Updated by Jason Ish about 2 years ago
I want to write some thoughts on why a new event type might not be the best idea.
On the implementation side, this would probably be detected with the app-layer parser for said protocol. In that respect, it's similar to the other app-layer events a parser can already generate.
I think a login failure, by most event alert categorization systems, would be considered an alert. We already have the event type of alert with a classification type. Wouldn't this map very well to an "alert" of classification type "auth"?
Provided with a mechanism for app-layer events to contain "extra-data" that could contain the extra metadata (username, api key, etc) this could fit very well into the existing schema we already have.
While usernames are often used when a user is involved, API key authentication is very common these days as well. It could be useful to capture authorization failures as well.
One "pro" to being a unique event type is that maybe "alerts" don't provide much confidence anymore and are considered noise, and we need a new event type to "rise" above in importance. But this could ripple into other event types that are really "alert" in a well-thought-out classification/taxonomy system.
Updated by Victor Julien about 2 years ago
Alerts are generated based on rules, so are part of policy, which users control. Auth events (fails or all) are essentially still metadata. Not all failed logins are alert-worthy, in fact maybe even the majority of them are not. I see these auth events as separate constructs from alerts.
I guess I see these auth events more like fileinfo records. An abstraction of something important that is implemented by most protocols. The abstraction into a single log would make it highly convenient to see them across protocols, again like with our fileinfo.
Side note: we should make sure we can actually match on all these auth events.
Updated by Jason Ish about 2 years ago
As important as authentication failures are, I wonder if successful authentications should be captured as well. Think of multiple authentication failures between 2 hosts followed by success.
Updated by Victor Julien about 2 years ago
Yeah, agree. Thats what I meant with "fails or all". Just all auth related events.
Updated by Jason Ish about 2 years ago
Do you see authorization failures being log worthy as well? Say I'm authenticated, but get denied access to a resource? A database would be a good example of this.
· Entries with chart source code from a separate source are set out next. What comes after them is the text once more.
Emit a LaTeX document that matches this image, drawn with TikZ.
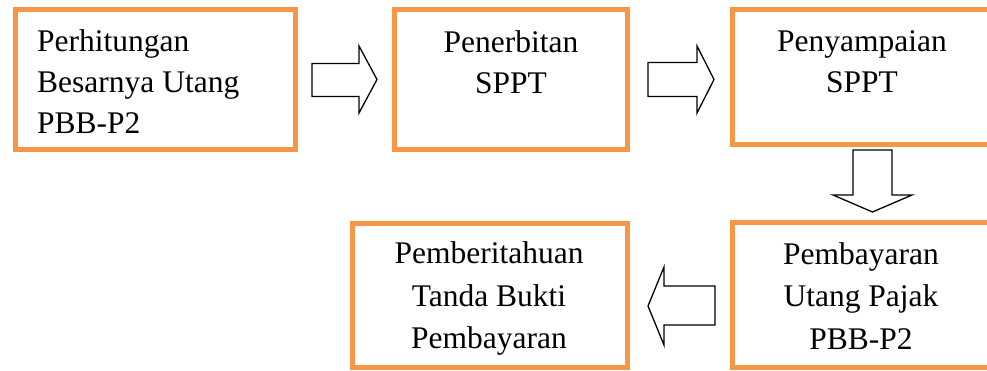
\documentclass[tikz,border=0pt]{standalone}
\usepackage{fontspec}
\setmainfont{Liberation Serif}
\definecolor{boxorange}{HTML}{F79646}
\tikzset{
  stagebox/.style={draw=boxorange, line width=5pt, fill=white, rectangle, inner sep=0pt},
  stagetext/.style={inner sep=0pt, font=\fontsize{31.5}{41}\selectfont},
  lowtext/.style={inner sep=0pt, font=\fontsize{31.5}{42.5}\selectfont},
  blockarrow/.style={draw=black, line width=1.3pt, fill=white, line join=miter}
}
\setlength{\tabcolsep}{0pt}
\begin{document}
\begin{tikzpicture}[x=1pt,y=-1pt]
\useasboundingbox (0,0) rectangle (987,371);
% boxes
\node[stagebox, minimum width=280pt, minimum height=140pt] (b1) at (155.5,79.5) {};
\node[stagebox, minimum width=233pt, minimum height=140pt] (b2) at (511,79.5) {};
\node[stagebox, minimum width=259.5pt, minimum height=135pt] (b3) at (862.25,77) {};
\node[stagebox, minimum width=275pt, minimum height=144pt] (b4) at (490,295.5) {};
\node[stagebox, minimum width=259.5pt, minimum height=145pt] (b5) at (862.25,295) {};
% texts
\node[stagetext, anchor=base west] (t1) at (37,52) {\begin{tabular}[t]{l}Perhitungan\\Besarnya Utang\\PBB-P2\end{tabular}};
\node[stagetext, anchor=base] (t2) at (511,53) {\begin{tabular}[t]{c}Penerbitan\\SPPT\end{tabular}};
\node[stagetext, anchor=base] (t3) at (862,52) {\begin{tabular}[t]{c}Penyampaian\\SPPT\end{tabular}};
\node[lowtext, anchor=base] (t4) at (489,264) {\begin{tabular}[t]{c}Pemberitahuan\\Tanda Bukti\\Pembayaran\end{tabular}};
\node[lowtext, anchor=base] (t5) at (861,264.5) {\begin{tabular}[t]{c}Pembayaran\\Utang Pajak\\PBB-P2\end{tabular}};
% block arrows
\draw[blockarrow] (312,63.5) -- (359,63.5) -- (359,46) -- (377,79.5) -- (359,113) -- (359,96.5) -- (312,96.5) -- cycle;
\draw[blockarrow] (648,62.5) -- (697,62.5) -- (697,46) -- (714,79.5) -- (697,113) -- (697,96.5) -- (648,96.5) -- cycle;
\draw[blockarrow] (853,150) -- (892,150) -- (892,195) -- (912,195) -- (872.5,212) -- (833,195) -- (853,195) -- cycle;
\draw[blockarrow] (715,286) -- (664,286) -- (664,267) -- (648,306) -- (664,345) -- (664,325) -- (715,325) -- cycle;
\end{tikzpicture}
\end{document}
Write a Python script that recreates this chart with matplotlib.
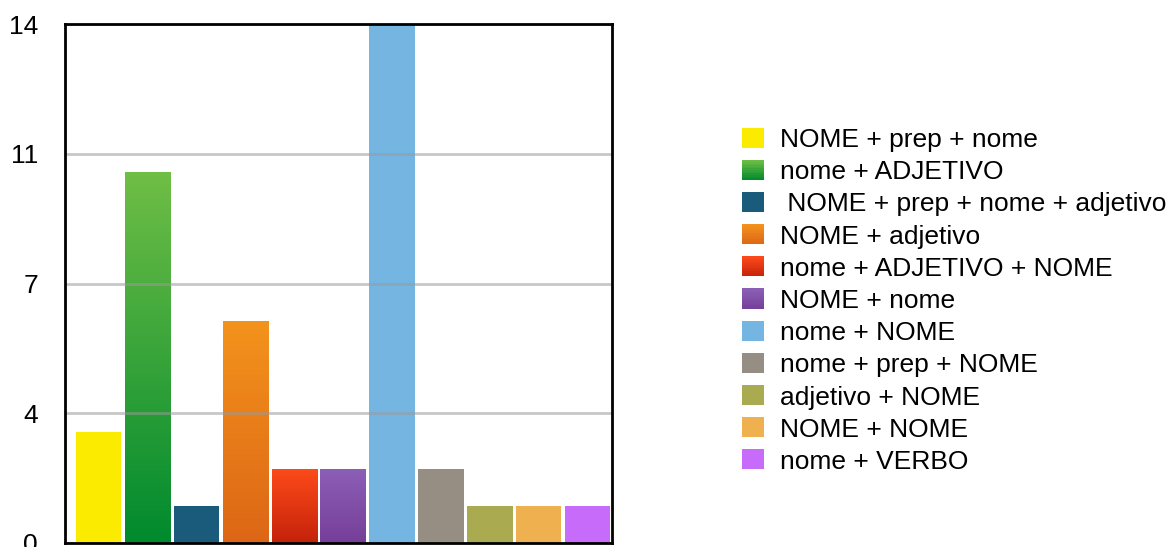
import matplotlib as mpl
mpl.use('Agg')
import matplotlib.pyplot as plt
import numpy as np
from matplotlib.patches import Patch, Rectangle
from matplotlib.colors import LinearSegmentedColormap, to_rgb
from matplotlib.legend_handler import HandlerBase

plt.rcParams['font.family'] = ['Liberation Sans', 'DejaVu Sans']

# data --------------------------------------------------------------------
labels = ['NOME + prep + nome', 'nome + ADJETIVO', ' NOME + prep + nome + adjetivo',
          'NOME + adjetivo', 'nome + ADJETIVO + NOME', 'NOME + nome', 'nome + NOME',
          'nome + prep + NOME', 'adjetivo + NOME', 'NOME + NOME', 'nome + VERBO']
values = [3, 10, 1, 6, 2, 2, 14, 2, 1, 1, 1]
# (top colour, bottom colour); same colour twice = flat fill
colours = [('#fbeb00', '#fbeb00'),
           ('#6fbe46', '#008a2e'),
           ('#1a5a7a', '#1a5a7a'),
           ('#f3931c', '#dd6616'),
           ('#fd4b1a', '#c5220a'),
           ('#8c5fb7', '#763f99'),
           ('#75b5e1', '#75b5e1'),
           ('#968d83', '#968d83'),
           ('#aaab50', '#aaab50'),
           ('#efb150', '#efb150'),
           ('#c66bfa', '#c66bfa')]
yticks = [0, 3.5, 7, 10.5, 14]
ytick_labels = ['0', '4', '7', '11', '14']


class GradHandler(HandlerBase):
    # legend square drawn as thin strips so it shows the same gradient
    def create_artists(self, legend, orig_handle, xdescent, ydescent,
                       width, height, fontsize, trans):
        top, bottom = orig_handle.grad
        top, bottom = np.array(to_rgb(top)), np.array(to_rgb(bottom))
        n = 12
        arts = []
        for k in range(n):
            f = (k + 0.5) / n
            c = bottom + (top - bottom) * f
            r = Rectangle((-xdescent, -ydescent + k * height / n), width, height / n + 0.4,
                          facecolor=c, edgecolor='none', transform=trans)
            arts.append(r)
        return arts


fig = plt.figure(figsize=(11.68, 5.47), dpi=100)
ax = fig.add_axes([65 / 1168, 4 / 547, 547 / 1168, 519 / 547])

x = np.arange(len(values))
bars = ax.bar(x, values, width=0.93, color=[c[1] for c in colours], zorder=2)

# vertical gradients, clipped to each bar
for b, (top, bottom) in zip(bars, colours):
    if top == bottom:
        continue
    cmap = LinearSegmentedColormap.from_list('g', [bottom, top])
    x0, y0 = b.get_x(), b.get_y()
    w, h = b.get_width(), b.get_height()
    im = ax.imshow(np.linspace(0, 1, 256).reshape(-1, 1), cmap=cmap, origin='lower',
                   extent=[x0, x0 + w, y0, y0 + h], aspect='auto', zorder=2.5)
    im.set_clip_path(b)

ax.set_xlim(-0.69, 10.5)
ax.set_ylim(0, 14)
ax.set_yticks(yticks)
ax.set_yticklabels(ytick_labels, fontsize=19)
ax.set_xticks([])
ax.tick_params(axis='y', length=0, pad=19.5)
ax.grid(axis='y', color='#9a9a9a', alpha=0.55, linewidth=2, zorder=3)
ax.set_axisbelow(False)
for s in ax.spines.values():
    s.set_linewidth(2)
    s.set_color('black')
    s.set_zorder(4)

handles = []
for c in colours:
    p = Patch()
    p.grad = c
    handles.append(p)
fig.legend(handles, labels, loc='center left', bbox_to_anchor=(742 / 1168, 1 - 301 / 547),
           frameon=False, fontsize=19, handlelength=0.83, handleheight=0.76,
           handletextpad=0.6, labelspacing=0.31, borderpad=0, borderaxespad=0,
           handler_map={Patch: GradHandler()})

plt.savefig('out.png', dpi=100)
Updated by Victor Julien about 2 years ago
I suppose a logical consequence of this thinking is that we need a auth abstraction for parsers, inspection and logging.
Updated by Victor Julien about 2 years ago
Jason Ish wrote in #note-5:
Do you see authorization failures being log worthy as well? Say I'm authenticated, but get denied access to a resource? A database would be a good example of this.
Hmm initial thought is this might be getting back to protocol specific territory, but need to think about it more.